Speaking from experience, like the island prison of Alcatraz, the grey zone is a fine place to visit but not a place you want to live:
I, like many of my clients, are making a brief stopover there at the moment, but we are not under the illusion that our 12-15hrs of training a week will get us anywhere close to our potential. Sure, we may complete an Ironman or 2 along the way, but for us, it is simply a means to an end, a stop-over on the road to reaching our maximal tolerable training load and consequent potential. Sweetenham calls this point “breakpoint volume”. While, I’m not sure that I totally dig the connotations that come with reaching your ‘breakpoint’ (actually, if I’m to be honest with myself, I do dig it a lot! :-). It does bring home the truth in TS Elliot’s timeless quote – “only those who risk going too far can truly know how far one can go”.

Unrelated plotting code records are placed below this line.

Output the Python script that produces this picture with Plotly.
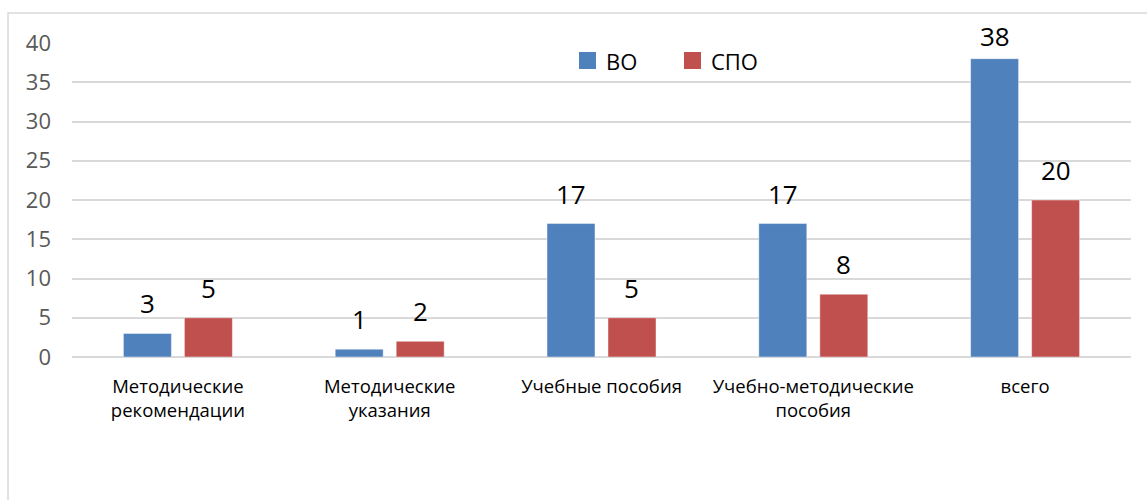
import plotly.graph_objects as go

categories = ["Методические<br>рекомендации", "Методические<br>указания", "Учебные пособия",
              "Учебно-методические<br>пособия", "всего"]
vo_values = [3, 1, 17, 17, 38]
spo_values = [5, 2, 5, 8, 20]
y_ticks = [0, 5, 10, 15, 20, 25, 30, 35, 40]
series_names = ["ВО", "СПО"]

FONT = "Open Sans"
BLUE = "#4F81BD"
RED = "#C0504D"
GRID = "#D9D9D9"

W, H = 1147, 500
M_L, M_R, M_T, M_B = 72, 16, 43, 143
Y_MAX = 40
BARGAP, BARGROUPGAP = 0.424, 0.213

plot_w = W - M_L - M_R
plot_h = H - M_T - M_B
px_per_unit = plot_h / Y_MAX
cat_px = plot_w / len(categories)
slot_px = cat_px * (1 - BARGAP) / 2

fig = go.Figure()
series = [(series_names[0], vo_values, BLUE), (series_names[1], spo_values, RED)]
for name, vals, color in series:
    fig.add_trace(go.Bar(
        name=name, x=categories, y=vals,
        marker=dict(color=color, line=dict(color="rgba(255,255,255,0.45)", width=1)),
        showlegend=False,
    ))

# value labels above each bar, kept inside the top of the plot area
annotations = []
for i, (name, vals, color) in enumerate(series):
    offset = (i - 0.5) * slot_px
    for cat, v in zip(categories, vals):
        shift = min(10, (Y_MAX - v) * px_per_unit - 13)
        annotations.append(dict(
            x=cat, y=v, xref="x", yref="y", text=str(v), showarrow=False,
            xshift=offset, yshift=shift, yanchor="bottom", xanchor="center",
            font=dict(family=FONT, size=26, color="#000000"),
        ))

# legend drawn as square swatches with labels
shapes = [dict(type="rect", xref="paper", yref="paper",
               x0=-0.0604, x1=1.2, y0=-0.7, y1=1.0955,
               line=dict(color=GRID, width=1.5), layer="below")]
legend_x = [579, 684]
for (name, vals, color), lx in zip(series, legend_x):
    x0 = (lx - M_L) / plot_w
    x1 = (lx + 17 - M_L) / plot_w
    shapes.append(dict(type="rect", xref="paper", yref="paper",
                       x0=x0, x1=x1, y0=(H - M_B - 69) / plot_h, y1=(H - M_B - 52) / plot_h,
                       fillcolor=color, line=dict(width=0)))
    annotations.append(dict(
        x=(lx + 25 - M_L) / plot_w, y=(H - M_B - 60.5) / plot_h, xref="paper", yref="paper",
        text=name, showarrow=False, xanchor="left", yanchor="middle",
        font=dict(family=FONT, size=22, color="#000000"),
    ))

fig.update_layout(
    width=W, height=H,
    margin=dict(l=M_L, r=M_R, t=M_T, b=M_B),
    paper_bgcolor="white", plot_bgcolor="white",
    barmode="group", bargap=BARGAP, bargroupgap=BARGROUPGAP,
    font=dict(family=FONT),
    showlegend=False,
    xaxis=dict(showgrid=False, showline=False, ticks="",
               tickfont=dict(family=FONT, size=18.5, color="#000000"),
               ticklabelstandoff=16),
    yaxis=dict(range=[0, Y_MAX], tickvals=y_ticks, showgrid=True, gridcolor=GRID, gridwidth=1.5,
               zeroline=True, zerolinecolor=GRID, zerolinewidth=1.5, showline=False,
               tickfont=dict(family=FONT, size=22, color="#595959"), ticklabelstandoff=20),
    shapes=shapes,
    annotations=annotations,
)

fig.write_html("out.html")
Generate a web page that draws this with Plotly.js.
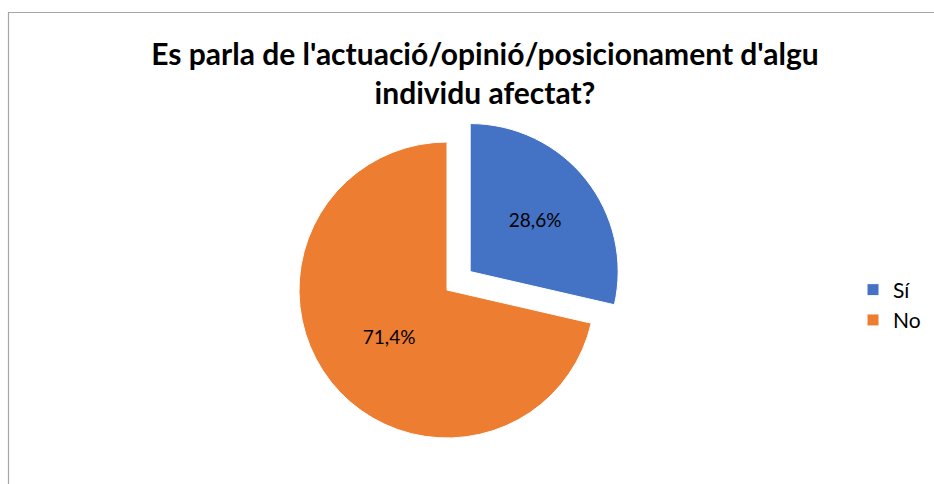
<!DOCTYPE html>
<html>
<head>
<meta charset="utf-8">
<script src="https://cdn.plot.ly/plotly-3.0.1.min.js"></script>
<style>html,body{margin:0;padding:0;background:#fff;}#chart{width:934px;height:484px;}</style>
</head>
<body>
<div id="chart"></div>
<script>
const labels = ["Sí", "No"];
const values = [28.6, 71.4];
const colors = ["#4472C4", "#ED7D31"];
const pulls = [0.2, 0];
const titleText = "Es parla de l'actuació/opinió/posicionament d'algu<br>individu afectat?";

const W = 934, H = 484;
const trace = {
  type: "pie",
  labels: labels,
  values: values,
  sort: false,
  direction: "clockwise",
  rotation: 0,
  pull: pulls,
  marker: {colors: colors, line: {color: "#ffffff", width: 1}},
  texttemplate: "%{percent:.1%}",
  textposition: "inside",
  insidetextorientation: "horizontal",
  textfont: {family: "Lato, 'Open Sans', sans-serif", size: 19, color: "#000000"},
  hoverinfo: "label+percent",
  domain: {x: [269.4 / W, 624.6 / W], y: [16.4 / H, 371.6 / H]}
};

const layout = {
  width: W, height: H,
  margin: {l: 0, r: 0, t: 0, b: 0},
  paper_bgcolor: "#ffffff",
  separators: ",.",
  title: {
    text: titleText,
    font: {family: "Lato, 'Open Sans', sans-serif", size: 30, color: "#000000", weight: "bold"},
    x: 485 / W, xanchor: "center",
    y: 1 - 65 / H, yanchor: "top",
    xref: "paper", yref: "paper"
  },
  showlegend: true,
  legend: {
    x: 853 / W, xanchor: "left",
    y: 1 - 305 / H, yanchor: "middle",
    font: {family: "Lato, 'Open Sans', sans-serif", size: 21, color: "#000000"},
    bgcolor: "rgba(0,0,0,0)"
  },
  shapes: [{
    type: "rect", xref: "paper", yref: "paper",
    x0: 8.5 / W, x1: 1.05, y0: -0.05, y1: 1 - 12.5 / H,
    line: {color: "#a6a6a6", width: 1.2}
  }]
};

Plotly.newPlot("chart", [trace], layout, {displayModeBar: false, staticPlot: true});
</script>
</body>
</html>
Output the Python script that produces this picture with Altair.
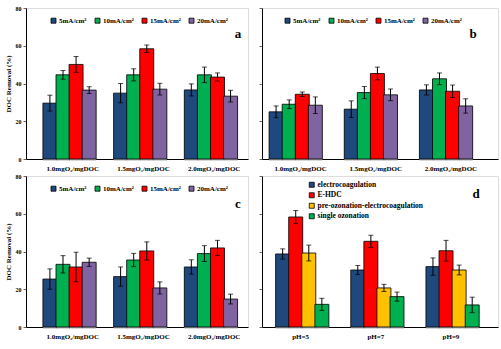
import altair as alt
import pandas as pd

# ---------------- data ----------------
o3_groups = ["1.0mgO\u2083/mgDOC", "1.5mgO\u2083/mgDOC", "2.0mgO\u2083/mgDOC"]
ph_groups = ["pH=5", "pH=7", "pH=9"]
currents = ["5mA/cm\u00b2", "10mA/cm\u00b2", "15mA/cm\u00b2", "20mA/cm\u00b2"]
processes = ["electrocoagulation", "E-HDC", "pre-ozonation-electrocoagulation", "single ozonation"]

current_colors = ["#1F497D", "#00B050", "#FF0000", "#8064A2"]
process_colors = ["#1F497D", "#FF0000", "#FFC000", "#00B050"]

# rows = groups, columns = series
a_vals = [[29.6, 44.6, 50.1, 36.5], [34.9, 44.6, 58.4, 37.0], [36.6, 44.6, 43.4, 33.3]]
a_errs = [[4.2, 2.3, 4.2, 1.8], [5.1, 3.2, 2.0, 3.1], [3.2, 4.1, 2.2, 3.1]]

b_vals = [[25.0, 29.0, 34.3, 28.5], [26.4, 35.2, 45.3, 34.0], [36.6, 42.5, 35.9, 28.1]]
b_errs = [[3.1, 2.3, 1.2, 4.4], [4.4, 3.2, 3.4, 3.1], [2.7, 3.1, 3.3, 3.8]]

c_vals = [[25.4, 33.2, 31.8, 34.3], [26.7, 35.5, 40.3, 20.7], [31.8, 38.9, 41.9, 14.8]]
c_errs = [[5.4, 4.6, 7.8, 2.2], [5.1, 3.5, 4.8, 3.2], [3.8, 4.2, 4.0, 2.6]]

d_vals = [[38.7, 58.3, 39.2, 12.0], [30.2, 45.4, 20.7, 16.1], [32.0, 40.4, 30.2, 11.7]]
d_errs = [[2.7, 3.4, 4.2, 3.2], [2.4, 3.2, 1.9, 2.4], [4.6, 5.5, 2.6, 4.1]]

FONT = "Liberation Serif"
BAR_W = 14


def make_df(groups, series, vals, errs):
    rows = []
    for gi, g in enumerate(groups):
        for si, s in enumerate(series):
            v = vals[gi][si]
            e = errs[gi][si]
            rows.append({"group": g, "series": s, "value": v, "lo": v - e, "hi": v + e})
    return pd.DataFrame(rows)


def panel(df, groups, series, colors, width, align, left, letter, letter_xy, legend):
    xscale = alt.Scale(type="band", paddingInner=0.26, paddingOuter=0.2, align=align)
    x = alt.X("group:N", sort=groups, scale=xscale, title=None,
              axis=alt.Axis(labelAngle=0, ticks=False, labelPadding=5,
                            labelFontSize=7, labelFont=FONT, labelFontWeight="bold",
                            domainColor="black", labelColor="black"))
    xo = alt.XOffset("series:N", sort=series,
                     scale=alt.Scale(type="band", paddingInner=0, paddingOuter=0))
    yscale = alt.Scale(domain=[0, 80], nice=False)
    if left:
        yaxis = alt.Axis(values=[0, 20, 40, 60, 80], title="DOC Removal (%)", grid=False,
                         tickSize=3, labelFontSize=6, labelFont=FONT, labelFontWeight="bold",
                         labelOverlap=False,
                         titleFont=FONT, titleFontSize=7, titleFontWeight="bold",
                         titlePadding=4, labelPadding=2, domainColor="black",
                         tickColor="#666666", labelColor="black", titleColor="black")
    else:
        yaxis = alt.Axis(values=[0, 20, 40, 60, 80], title=None, grid=False, labels=False,
                         tickSize=3, domainColor="black", tickColor="#666666")
    base = alt.Chart(df).encode(x=x, xOffset=xo)
    shadow = base.mark_bar(color="#b0b0b0", width=BAR_W, xOffset=1.5, yOffset=1.5).encode(
        y=alt.Y("value:Q", scale=yscale, axis=yaxis))
    bars = base.mark_bar(stroke="black", strokeWidth=0.8, width=BAR_W).encode(
        y=alt.Y("value:Q", scale=yscale, axis=yaxis),
        color=alt.Color("series:N", sort=series,
                        scale=alt.Scale(domain=series, range=colors),
                        legend=legend),
    )
    err = base.mark_rule(color="black", strokeWidth=1).encode(
        y=alt.Y("lo:Q", scale=yscale, axis=yaxis), y2="hi:Q")
    cap_hi = base.mark_tick(color="black", orient="horizontal", size=5, thickness=1).encode(
        y=alt.Y("hi:Q", scale=yscale, axis=yaxis))
    cap_lo = base.mark_tick(color="black", orient="horizontal", size=5, thickness=1).encode(
        y=alt.Y("lo:Q", scale=yscale, axis=yaxis))
    txt = alt.Chart(pd.DataFrame({"t": [letter]})).mark_text(
        font=FONT, fontSize=13, fontWeight="bold", color="black", align="center",
        baseline="middle").encode(text="t:N", x=alt.value(letter_xy[0]), y=alt.value(letter_xy[1]))
    return alt.layer(shadow, bars, err, cap_hi, cap_lo, txt).properties(width=width, height=151)


def cur_legend(lx):
    return alt.Legend(orient="none", legendX=lx, legendY=9, direction="horizontal",
                      title=None, symbolType="square", symbolSize=25,
                      symbolStrokeColor="black", symbolStrokeWidth=0.8,
                      labelFont=FONT, labelFontSize=7, labelFontWeight="bold",
                      labelColor="black", columnPadding=6, symbolOffset=0,
                      labelOffset=2, padding=0)


proc_legend = alt.Legend(orient="none", legendX=46, legendY=5, direction="vertical",
                         title=None, symbolType="square", symbolSize=25,
                         symbolStrokeColor="black", symbolStrokeWidth=0.8,
                         labelFont=FONT, labelFontSize=7.5, labelFontWeight="bold",
                         labelColor="black", rowPadding=1.5, labelOffset=2, padding=0)

pa = panel(make_df(o3_groups, currents, a_vals, a_errs), o3_groups, currents, current_colors,
           222, 0.73, True, "a", (212, 26), cur_legend(24))
pb = panel(make_df(o3_groups, currents, b_vals, b_errs), o3_groups, currents, current_colors,
           236, 0.36, False, "b", (211, 26), cur_legend(22))
pc = panel(make_df(o3_groups, currents, c_vals, c_errs), o3_groups, currents, current_colors,
           222, 0.73, True, "c", (212, 28), cur_legend(24))
pd_ = panel(make_df(ph_groups, processes, d_vals, d_errs), ph_groups, processes, process_colors,
            236, 0.36, False, "d", (214, 18), proc_legend)

top = alt.hconcat(pa, pb, spacing=9).resolve_scale(color="independent")
bottom = alt.hconcat(pc, pd_, spacing=9).resolve_scale(color="independent")
chart = alt.vconcat(top, bottom, spacing=0).resolve_scale(color="independent").properties(
    padding={"left": 3, "top": 4, "right": 0, "bottom": 0}
).configure_view(stroke="#8a8a8a", strokeWidth=1).configure(background="white")

chart.save("out.html", embed_options={"renderer": "svg", "actions": False})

What will 15hrs a week 'get' you? 95% of your potential? Nope. 90% of your potential? Probably not (I mean we're probably talking 30mi of running a week, if you were a marathoner how close to your potential would you expect 30mi a week to get you?) In the end, 15hrs a week of training will get you one step closer to discovering your breakpoint volume. That's it. For some of us, that's enough.
While I’m in a ‘quote happy’ mood, here is another than is particularly relevant to this piece:
“Far better it is to dare mighty things, to win glorious triumphs even though checkered by failure than to take rank with those poor spirits who neither enjoy much nor suffer much, for they live in the grey twilight that knows neither victory nor defeat.”